Given request – Emit a verbatim copy of the lines below from the line with "Generate a Python" through the line with "from matplotlib.ticker import", excluding pictures and everything outside that range.

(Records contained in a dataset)
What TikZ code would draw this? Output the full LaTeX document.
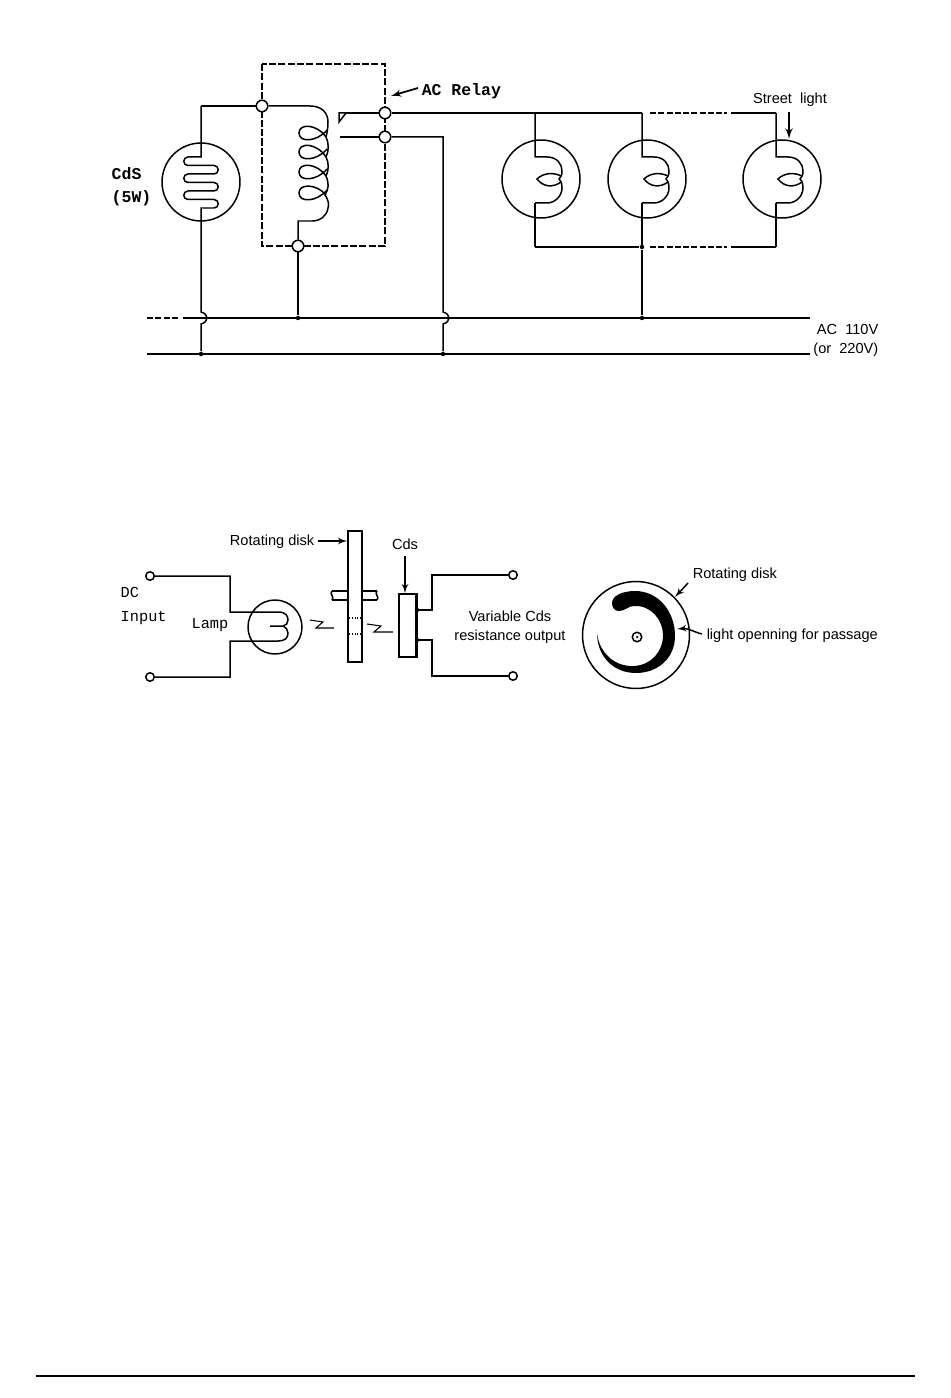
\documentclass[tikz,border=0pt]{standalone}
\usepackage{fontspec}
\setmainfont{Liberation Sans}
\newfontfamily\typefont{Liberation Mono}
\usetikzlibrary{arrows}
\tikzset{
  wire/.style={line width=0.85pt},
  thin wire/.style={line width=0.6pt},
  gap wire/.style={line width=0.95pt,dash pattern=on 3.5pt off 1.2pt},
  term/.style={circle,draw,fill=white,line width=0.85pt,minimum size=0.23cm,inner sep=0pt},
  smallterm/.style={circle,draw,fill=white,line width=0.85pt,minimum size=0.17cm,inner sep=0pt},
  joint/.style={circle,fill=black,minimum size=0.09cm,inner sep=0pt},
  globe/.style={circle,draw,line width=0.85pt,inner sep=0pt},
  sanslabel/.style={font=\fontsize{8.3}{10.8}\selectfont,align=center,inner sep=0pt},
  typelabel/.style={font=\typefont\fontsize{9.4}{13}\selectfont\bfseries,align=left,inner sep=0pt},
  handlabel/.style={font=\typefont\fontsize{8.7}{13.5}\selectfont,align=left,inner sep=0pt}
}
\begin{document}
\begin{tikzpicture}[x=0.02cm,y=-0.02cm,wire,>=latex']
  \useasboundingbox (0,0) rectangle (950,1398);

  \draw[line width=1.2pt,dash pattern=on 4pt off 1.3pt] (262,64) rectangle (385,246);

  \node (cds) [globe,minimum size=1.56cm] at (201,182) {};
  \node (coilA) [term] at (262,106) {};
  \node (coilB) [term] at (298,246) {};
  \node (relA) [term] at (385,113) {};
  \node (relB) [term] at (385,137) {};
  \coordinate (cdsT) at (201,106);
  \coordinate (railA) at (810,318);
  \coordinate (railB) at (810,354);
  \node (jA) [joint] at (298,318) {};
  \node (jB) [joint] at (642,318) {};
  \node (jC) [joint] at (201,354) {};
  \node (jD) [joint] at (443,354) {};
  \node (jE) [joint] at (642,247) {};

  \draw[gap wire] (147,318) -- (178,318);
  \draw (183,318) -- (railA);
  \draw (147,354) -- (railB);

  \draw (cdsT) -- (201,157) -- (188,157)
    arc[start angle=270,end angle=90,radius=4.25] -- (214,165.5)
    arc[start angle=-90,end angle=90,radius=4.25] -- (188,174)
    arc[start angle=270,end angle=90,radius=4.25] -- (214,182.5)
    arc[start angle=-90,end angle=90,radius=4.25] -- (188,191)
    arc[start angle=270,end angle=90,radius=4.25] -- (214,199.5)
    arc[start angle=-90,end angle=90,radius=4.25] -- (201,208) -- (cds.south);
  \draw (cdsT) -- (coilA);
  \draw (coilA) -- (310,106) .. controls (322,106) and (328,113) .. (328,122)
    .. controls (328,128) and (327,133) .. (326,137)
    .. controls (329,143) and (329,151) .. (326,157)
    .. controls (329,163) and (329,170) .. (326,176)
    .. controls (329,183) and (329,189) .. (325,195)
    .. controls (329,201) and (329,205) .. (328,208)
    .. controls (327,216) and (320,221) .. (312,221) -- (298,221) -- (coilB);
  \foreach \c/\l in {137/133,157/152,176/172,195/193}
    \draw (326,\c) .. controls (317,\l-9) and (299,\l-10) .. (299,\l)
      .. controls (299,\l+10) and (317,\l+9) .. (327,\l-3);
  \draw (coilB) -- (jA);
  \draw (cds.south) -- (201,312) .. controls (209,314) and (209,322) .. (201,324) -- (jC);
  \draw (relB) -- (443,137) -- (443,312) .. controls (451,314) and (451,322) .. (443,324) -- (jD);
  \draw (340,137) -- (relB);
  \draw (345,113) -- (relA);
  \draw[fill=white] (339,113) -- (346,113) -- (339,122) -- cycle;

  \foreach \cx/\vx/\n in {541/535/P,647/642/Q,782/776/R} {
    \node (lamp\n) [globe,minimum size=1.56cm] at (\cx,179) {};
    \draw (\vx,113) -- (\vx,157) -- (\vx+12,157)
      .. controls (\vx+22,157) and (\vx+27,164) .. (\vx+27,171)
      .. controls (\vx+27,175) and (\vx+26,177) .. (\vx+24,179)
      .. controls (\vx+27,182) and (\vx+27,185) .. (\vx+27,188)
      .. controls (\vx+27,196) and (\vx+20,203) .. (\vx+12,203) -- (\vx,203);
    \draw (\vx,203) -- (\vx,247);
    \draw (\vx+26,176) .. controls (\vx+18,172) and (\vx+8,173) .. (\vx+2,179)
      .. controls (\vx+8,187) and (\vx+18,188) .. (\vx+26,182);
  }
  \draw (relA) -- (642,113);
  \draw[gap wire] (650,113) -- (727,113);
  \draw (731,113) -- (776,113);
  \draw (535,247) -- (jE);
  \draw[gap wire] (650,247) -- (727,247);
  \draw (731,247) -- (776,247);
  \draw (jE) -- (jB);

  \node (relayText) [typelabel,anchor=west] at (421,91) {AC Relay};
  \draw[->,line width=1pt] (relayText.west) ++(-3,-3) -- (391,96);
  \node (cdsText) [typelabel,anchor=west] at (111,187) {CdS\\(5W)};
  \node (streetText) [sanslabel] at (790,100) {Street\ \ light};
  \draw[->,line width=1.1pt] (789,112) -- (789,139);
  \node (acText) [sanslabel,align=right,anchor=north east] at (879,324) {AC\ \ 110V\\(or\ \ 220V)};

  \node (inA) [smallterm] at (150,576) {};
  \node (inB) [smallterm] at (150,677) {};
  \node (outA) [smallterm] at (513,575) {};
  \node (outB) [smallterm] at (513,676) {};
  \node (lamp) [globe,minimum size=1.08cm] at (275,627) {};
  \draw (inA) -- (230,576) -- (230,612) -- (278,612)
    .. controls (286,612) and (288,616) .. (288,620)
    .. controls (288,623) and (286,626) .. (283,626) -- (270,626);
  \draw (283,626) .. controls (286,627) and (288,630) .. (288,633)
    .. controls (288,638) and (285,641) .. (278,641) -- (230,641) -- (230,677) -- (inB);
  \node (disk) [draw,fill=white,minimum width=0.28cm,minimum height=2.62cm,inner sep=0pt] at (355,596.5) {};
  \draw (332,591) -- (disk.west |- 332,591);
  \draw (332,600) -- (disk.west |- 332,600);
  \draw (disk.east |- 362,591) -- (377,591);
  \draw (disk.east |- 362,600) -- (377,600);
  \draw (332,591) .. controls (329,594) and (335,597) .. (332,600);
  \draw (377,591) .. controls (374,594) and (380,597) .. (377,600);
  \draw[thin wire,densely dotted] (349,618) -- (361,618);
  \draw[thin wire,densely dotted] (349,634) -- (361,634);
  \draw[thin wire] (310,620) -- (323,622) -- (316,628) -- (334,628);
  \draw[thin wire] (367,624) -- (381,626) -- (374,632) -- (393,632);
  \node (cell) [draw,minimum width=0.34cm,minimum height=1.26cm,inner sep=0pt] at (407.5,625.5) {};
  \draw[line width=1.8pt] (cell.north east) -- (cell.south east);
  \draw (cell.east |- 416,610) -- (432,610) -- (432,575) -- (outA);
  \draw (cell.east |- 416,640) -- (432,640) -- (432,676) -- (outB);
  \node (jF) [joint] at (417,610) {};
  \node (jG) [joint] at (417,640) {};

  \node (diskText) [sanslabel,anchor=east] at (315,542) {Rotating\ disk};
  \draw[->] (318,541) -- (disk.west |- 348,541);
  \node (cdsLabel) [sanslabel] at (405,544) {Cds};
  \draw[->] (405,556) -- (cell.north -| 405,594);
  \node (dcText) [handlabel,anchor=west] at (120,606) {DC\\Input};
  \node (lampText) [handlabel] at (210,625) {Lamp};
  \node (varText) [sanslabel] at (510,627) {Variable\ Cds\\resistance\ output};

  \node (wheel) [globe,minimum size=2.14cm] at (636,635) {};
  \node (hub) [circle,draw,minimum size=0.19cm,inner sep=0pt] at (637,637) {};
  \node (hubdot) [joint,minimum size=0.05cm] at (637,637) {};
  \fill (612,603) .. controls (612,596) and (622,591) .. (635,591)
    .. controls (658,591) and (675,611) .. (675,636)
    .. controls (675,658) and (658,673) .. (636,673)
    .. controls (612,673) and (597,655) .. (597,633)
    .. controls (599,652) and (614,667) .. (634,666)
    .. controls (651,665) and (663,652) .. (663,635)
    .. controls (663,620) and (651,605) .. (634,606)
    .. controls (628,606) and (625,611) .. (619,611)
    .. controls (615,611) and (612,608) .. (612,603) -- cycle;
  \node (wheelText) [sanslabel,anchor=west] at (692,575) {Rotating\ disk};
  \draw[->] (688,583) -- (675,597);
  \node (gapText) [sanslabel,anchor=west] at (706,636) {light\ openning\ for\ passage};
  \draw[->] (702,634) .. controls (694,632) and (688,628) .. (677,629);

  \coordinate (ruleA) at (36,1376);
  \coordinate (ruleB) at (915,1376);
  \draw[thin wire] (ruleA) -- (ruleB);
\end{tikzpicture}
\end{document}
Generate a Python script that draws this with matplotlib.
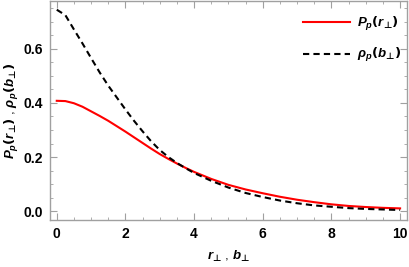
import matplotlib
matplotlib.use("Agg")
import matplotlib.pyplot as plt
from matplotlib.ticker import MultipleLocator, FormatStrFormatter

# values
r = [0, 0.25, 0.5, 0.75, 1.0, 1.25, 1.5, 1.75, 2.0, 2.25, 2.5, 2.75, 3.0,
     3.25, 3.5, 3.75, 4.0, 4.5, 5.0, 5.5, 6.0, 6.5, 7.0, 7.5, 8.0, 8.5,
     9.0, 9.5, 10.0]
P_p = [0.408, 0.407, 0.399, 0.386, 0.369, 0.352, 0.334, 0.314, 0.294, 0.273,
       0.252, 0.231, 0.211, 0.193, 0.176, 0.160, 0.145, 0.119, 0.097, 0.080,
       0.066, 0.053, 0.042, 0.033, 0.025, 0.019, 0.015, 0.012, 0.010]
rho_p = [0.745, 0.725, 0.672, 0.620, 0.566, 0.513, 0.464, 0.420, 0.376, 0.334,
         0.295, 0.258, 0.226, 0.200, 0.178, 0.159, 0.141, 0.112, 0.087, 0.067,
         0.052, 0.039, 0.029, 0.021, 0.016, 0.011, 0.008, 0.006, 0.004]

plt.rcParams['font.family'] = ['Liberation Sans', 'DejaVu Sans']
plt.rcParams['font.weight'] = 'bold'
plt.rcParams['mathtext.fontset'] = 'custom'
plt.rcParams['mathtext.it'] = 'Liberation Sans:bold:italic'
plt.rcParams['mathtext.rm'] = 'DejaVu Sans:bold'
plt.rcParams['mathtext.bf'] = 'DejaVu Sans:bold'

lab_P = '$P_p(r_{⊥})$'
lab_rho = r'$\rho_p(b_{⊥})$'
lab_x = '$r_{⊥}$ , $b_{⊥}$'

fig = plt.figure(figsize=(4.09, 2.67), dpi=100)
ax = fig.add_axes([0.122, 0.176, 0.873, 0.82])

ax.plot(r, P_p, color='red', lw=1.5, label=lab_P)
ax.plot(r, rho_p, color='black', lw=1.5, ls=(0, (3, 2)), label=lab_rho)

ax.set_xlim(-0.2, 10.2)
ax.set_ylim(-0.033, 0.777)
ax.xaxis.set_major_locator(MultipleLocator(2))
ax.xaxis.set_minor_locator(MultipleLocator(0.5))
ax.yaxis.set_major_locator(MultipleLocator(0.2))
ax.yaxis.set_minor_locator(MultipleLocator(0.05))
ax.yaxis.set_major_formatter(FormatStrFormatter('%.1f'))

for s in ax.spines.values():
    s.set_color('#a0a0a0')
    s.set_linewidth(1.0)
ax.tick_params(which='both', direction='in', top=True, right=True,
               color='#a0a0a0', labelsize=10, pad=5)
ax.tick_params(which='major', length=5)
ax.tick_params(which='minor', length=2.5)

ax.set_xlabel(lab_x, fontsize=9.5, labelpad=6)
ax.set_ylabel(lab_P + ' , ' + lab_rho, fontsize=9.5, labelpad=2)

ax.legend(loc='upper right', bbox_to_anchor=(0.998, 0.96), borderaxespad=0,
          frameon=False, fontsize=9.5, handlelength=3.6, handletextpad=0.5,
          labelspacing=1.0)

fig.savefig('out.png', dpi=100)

Response to the task –
Generate a Python script that draws this with matplotlib.
import matplotlib
matplotlib.use("Agg")
import matplotlib.pyplot as plt
from matplotlib.ticker import MultipleLocator, FormatStrFormatter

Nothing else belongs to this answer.